Beverly's brother Henry was married to Lulu until his death in 1950. Henry died while driving drunk, and at his funeral Lulu caused a scene by jumping into his grave. While people saw this as a sign of her love for Henry, Lulu is also a notorious flirt. Even when Beverly comes to reclaim his son Henry Junior, Lulu finds herself thinking of her husband.
Beverly meets Henry Junior and the rest of Lulu's sons. They are all active and loud boys who are protective of one another. In addition, they are all deeply devoted to their mother, who keeps a clean and welcoming house without the help of any man.
Lulu and Beverly sit down to reminisce while the boys play outside. The two ex-lovers remember playing strip poker one night years ago, with Henry as the third player. On that night, Lulu had decided to marry Henry over Beverly. Lulu brags about her boys and Beverly sees Lulu's son Gerry - a big 12 year-old who will one day become a criminal - teaching young Henry Junior how to shoot. While the boys are outside for the afternoon, Lulu and Beverly have a romantic encounter.
Later, everyone in the household eats dinner together, while Beverly grows confused about whether he wants to take his son or not. He remembers his first and only time sleeping with Lulu. In the present scene, Lulu goes to sleep and Beverly contemplates sneaking out and forgetting all that has happened. He is on the verge of leaving when he walks into Lulu's bedroom and lies down in her arms.

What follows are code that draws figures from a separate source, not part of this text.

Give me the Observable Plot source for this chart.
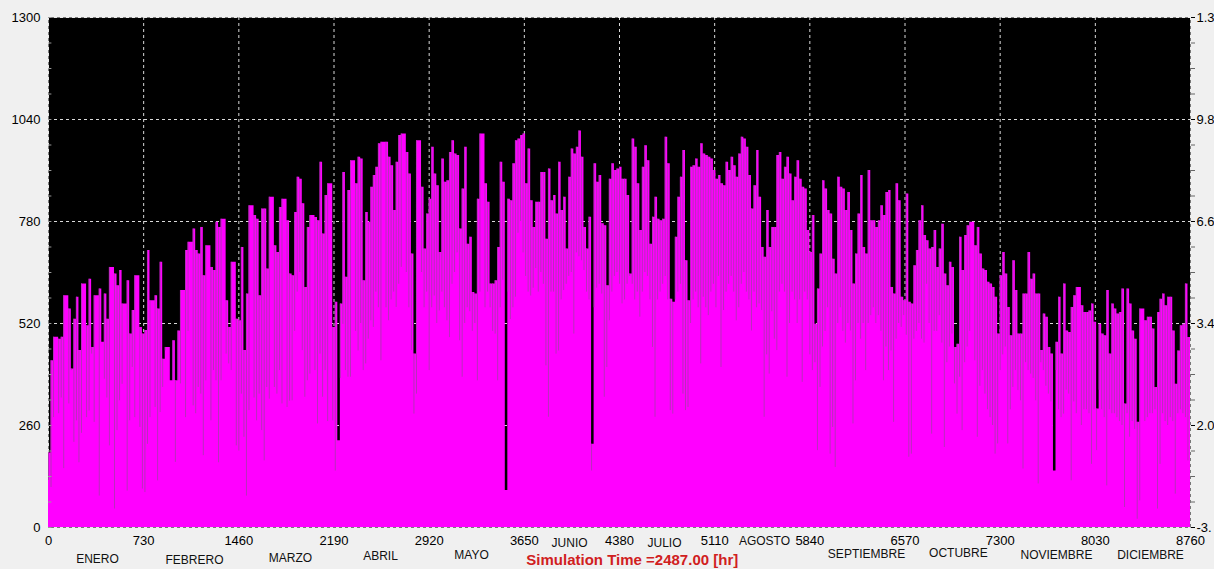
<!DOCTYPE html>
<html>
<head>
<meta charset="utf-8">
<script src="https://cdn.jsdelivr.net/npm/d3@7"></script>
<script src="https://cdn.jsdelivr.net/npm/@observablehq/plot@0.6"></script>
<style>
  html, body { margin: 0; padding: 0; background: #f0f0f0; overflow: hidden; }
</style>
</head>
<body>
<div id="chart"></div>
<script>
// ---- tick values and labels ----
const xTicks = [0, 730, 1460, 2190, 2920, 3650, 4380, 5110, 5840, 6570, 7300, 8030, 8760];
const yTicks = [0, 260, 520, 780, 1040, 1300];
const rightTickLabels = ["-3.", "2.0", "3.4", "6.6", "9.8", "1.3"];

// ---- month labels and their positions along the time axis (hours) ----
const months = ["ENERO", "FEBRERO", "MARZO", "ABRIL", "MAYO", "JUNIO", "JULIO", "AGOSTO", "SEPTIEMBRE", "OCTUBRE", "NOVIEMBRE", "DICIEMBRE"];
const monthHours = [376, 1120, 1856, 2547, 3245, 3997, 4725, 5492, 6275, 6980, 7732, 8453];
const simulationLabel = "Simulation Time =2487.00 [hr]";
const simulationHour = 4478;

// ---- series: daily peak level and depth of the night dip line ----
const peakLevel = [
  190,425,485,485,480,485,591,591,557,404,531,587,451,621,621,514,633,459,591,591,608,472,595,531,663,663,646,616,655,570,570,629,493,553,642,642,510,493,502,706,578,578,591,557,676,429,459,459,374,476,
  374,501,604,604,706,727,727,761,706,697,765,642,718,718,663,655,778,765,786,786,578,510,676,676,531,527,714,451,595,820,820,795,786,591,812,812,659,842,842,718,701,816,837,837,782,646,642,803,893,888,
  825,612,765,795,795,790,782,931,748,846,876,876,510,574,221,570,905,638,859,935,935,876,944,939,629,803,778,867,897,918,978,982,982,982,944,922,808,931,999,1003,1003,956,901,697,442,986,986,867,710,799,
  837,969,901,871,701,939,880,884,956,986,952,948,761,863,969,722,740,599,595,837,1003,1003,876,829,621,621,629,714,931,880,94,837,833,927,986,990,999,1003,876,965,833,765,829,829,905,905,735,914,833,846,
  799,931,808,842,710,893,965,952,969,1011,944,765,710,791,212,927,880,897,774,769,616,888,927,910,914,918,888,888,846,646,990,969,876,757,918,973,935,722,791,842,786,782,786,995,927,582,574,740,842,893,
  961,680,578,918,922,939,918,978,952,948,944,939,910,888,897,876,871,931,910,944,922,893,952,995,990,969,897,812,871,961,842,714,689,808,714,765,765,948,956,888,918,944,901,833,893,935,888,867,863,757,
  701,795,518,608,697,884,863,808,799,684,646,893,867,863,808,854,757,621,697,799,897,714,697,910,782,782,765,782,820,795,854,859,612,595,876,833,587,578,850,574,570,667,706,782,820,744,731,710,714,757,
  663,710,773,646,616,676,663,459,467,740,655,744,769,778,778,718,765,697,659,655,625,621,612,587,493,642,701,646,561,489,680,604,493,493,595,595,701,633,646,595,595,451,544,536,459,442,144,472,587,442,
  621,501,497,561,591,612,612,565,548,548,552,570,523,302,518,493,489,604,442,570,557,544,548,608,315,608,570,501,480,268,557,557,527,536,536,506,357,548,582,595,565,587,587,501,365,450,514,518,621,484
];
const dipLevel = [
  120,102,280,null,290,330,150,null,315,400,217,272,165,240,null,280,297,442,268,null,80,535,378,330,208,null,47,247,323,365,null,93,272,408,280,null,255,98,89,212,280,null,306,119,293,357,450,null,391,374,
  166,374,366,null,280,500,null,310,290,357,340,183,374,null,272,400,374,165,374,null,442,417,400,null,208,195,340,230,80,298,null,330,272,340,247,170,357,327,null,357,340,400,315,null,306,322,323,500,600,650,
  451,332,374,391,null,400,264,442,332,400,270,null,272,144,null,380,518,400,383,383,null,500,450,520,400,417,480,527,510,600,560,425,null,560,527,580,600,561,620,663,null,650,560,451,289,340,null,650,560,600,
  400,560,590,520,552,600,560,527,484,620,650,700,476,383,520,560,550,500,520,374,600,null,560,600,560,500,493,374,560,630,null,600,530,560,587,750,780,700,640,600,590,610,660,600,650,620,412,281,600,600,
  442,450,580,604,620,640,650,493,700,690,680,655,600,580,144,560,610,620,595,332,408,527,600,640,650,620,570,580,620,640,620,580,600,536,600,650,640,580,459,281,580,600,620,640,580,298,289,580,600,620,
  340,298,306,520,580,600,560,417,587,560,540,600,620,560,640,408,553,600,620,640,600,527,560,620,650,600,580,501,600,560,570,553,281,440,391,550,480,451,600,620,600,383,520,600,580,520,580,370,600,580,
  440,400,420,196,357,460,500,560,187,255,153,520,560,500,470,520,501,264,374,520,480,520,400,520,540,560,520,540,500,374,460,400,450,268,480,520,510,540,490,179,187,480,500,520,480,470,620,520,238,500,
  500,540,470,204,420,460,493,366,289,383,247,420,460,500,null,425,230,360,400,340,300,280,260,187,213,400,440,460,213,300,357,400,349,323,149,420,400,391,380,323,111,420,400,360,340,320,null,400,300,280,
  289,350,340,119,320,290,null,260,300,300,290,161,300,196,350,300,280,106,300,290,290,280,270,260,51,290,230,270,250,21,68,null,270,280,290,290,300,47,161,290,270,260,280,270,85,290,300,290,280,170
];

// ---- layout (not data) ----
const monthDy = [32, 33, 31, 29, 28, 16, 16, 14, 27, 26, 28, 28];

// ---- build tables ----
const totalHours = 8760;
const n = peakLevel.length;
const slot = totalHours / n;
const rows = peakLevel.map((v, i) => ({t: i * slot, v, d: dipLevel[i]}));
const areaRows = rows.concat([{t: totalHours, v: peakLevel[n - 1], d: null}]);
const lineRows = rows.filter(r => r.d != null && r.d < r.v);
const minorTicks = d3.range(0, 1301, 65);

const font = "'Liberation Sans', Arial, sans-serif";

const monthMarks = months.map((m, i) =>
  Plot.text([m], {
    x: () => monthHours[i],
    text: d => d,
    frameAnchor: "bottom",
    dy: monthDy[i],
    fontSize: 12,
    fill: "#111",
    textAnchor: "middle",
    lineAnchor: "middle"
  })
);

const chart = Plot.plot({
  width: 1214,
  height: 569,
  marginLeft: 48,
  marginRight: 24,
  marginTop: 17,
  marginBottom: 42,
  style: {background: "#f0f0f0", fontFamily: font, fontSize: "13px", color: "#000", overflow: "visible"},
  x: {domain: [0, totalHours], label: null},
  y: {domain: [0, 1300], label: null},
  marks: [
    Plot.frame({fill: "#000", stroke: null}),
    Plot.gridX(xTicks, {stroke: "#ffffff", strokeOpacity: 0.85, strokeDasharray: "3,3"}),
    Plot.gridY(yTicks, {stroke: "#ffffff", strokeOpacity: 0.85, strokeDasharray: "3,3"}),
    Plot.areaY(areaRows, {x: "t", y: "v", curve: "step-after", fill: "#ff00ff"}),
    Plot.ruleX(lineRows, {x: "t", y1: "d", y2: "v", stroke: "#a53aaa", strokeWidth: 0.8}),
    Plot.ruleY(minorTicks, {y: d => d, x1: 0, x2: 26, stroke: "#9a9a9a"}),
    Plot.axisX(xTicks, {tickSize: 0, tickPadding: 8, tickFormat: d => String(d), fontSize: 13}),
    Plot.axisY(yTicks, {anchor: "left", tickSize: 0, tickPadding: 8, tickFormat: d => String(d), fontSize: 13}),
    Plot.axisY(minorTicks, {anchor: "right", tickSize: 4, tickFormat: () => "", stroke: "#666"}),
    Plot.axisY(yTicks, {anchor: "right", tickSize: 4, tickPadding: 2, tickFormat: d => rightTickLabels[yTicks.indexOf(d)], fontSize: 13}),
    ...monthMarks,
    Plot.text([simulationLabel], {
      x: () => simulationHour,
      text: d => d,
      frameAnchor: "bottom",
      dy: 33,
      fill: "#d0201e",
      fontWeight: "bold",
      fontSize: 15,
      textAnchor: "middle",
      lineAnchor: "middle"
    })
  ]
});

document.getElementById("chart").appendChild(chart);
</script>
</body>
</html>
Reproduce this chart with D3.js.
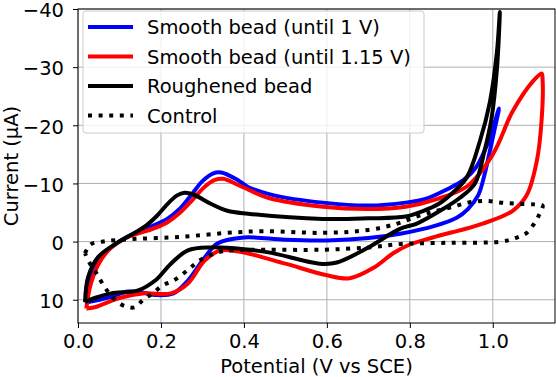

This chapter deals with the difficult topics of social stigma and personal infidelity. Lulu has raised children from many fathers and the community gossips about her because of this, yet she does not seem to mind and lives her life without much regard for public judgment. To all outward appearances, she is a loving and attentive mother. Yet Erdrich allows the reader a glimpse into Lulu's private thoughts: "She thought of everything so hard that her mind felt warped and sodden as a door that swells up in spring. It would not close properly to keep the troublesome thoughts out." From this description at the beginning of the chapter, it is clear that however calm Lulu may seem during the events that follow, she feels the pangs of her choices very deeply.
Both Beverly and Lulu have committed adultery at some point: Lulu cheated on her husband Henry, with the result that she gave birth to a child by his brother Beverly. In the story's present, Beverly is in a committed relationship yet still responds to Lulu's advances. Yet of the two, Lulu appears to be better able to rationalize her infidelity. "I am a woman of detachable parts," she says half-jokingly at one point in the chapter. Beverly himself is caught between two worlds: he is both attracted to Lulu and drawn to the life he has created with Elsa outside the reservation. Infidelity, for him, is not only cheating on his girlfriend but also cheating on the lifestyle he has built. These troubled loyalties tie into Erdrich's broader interest in problems of assimilation.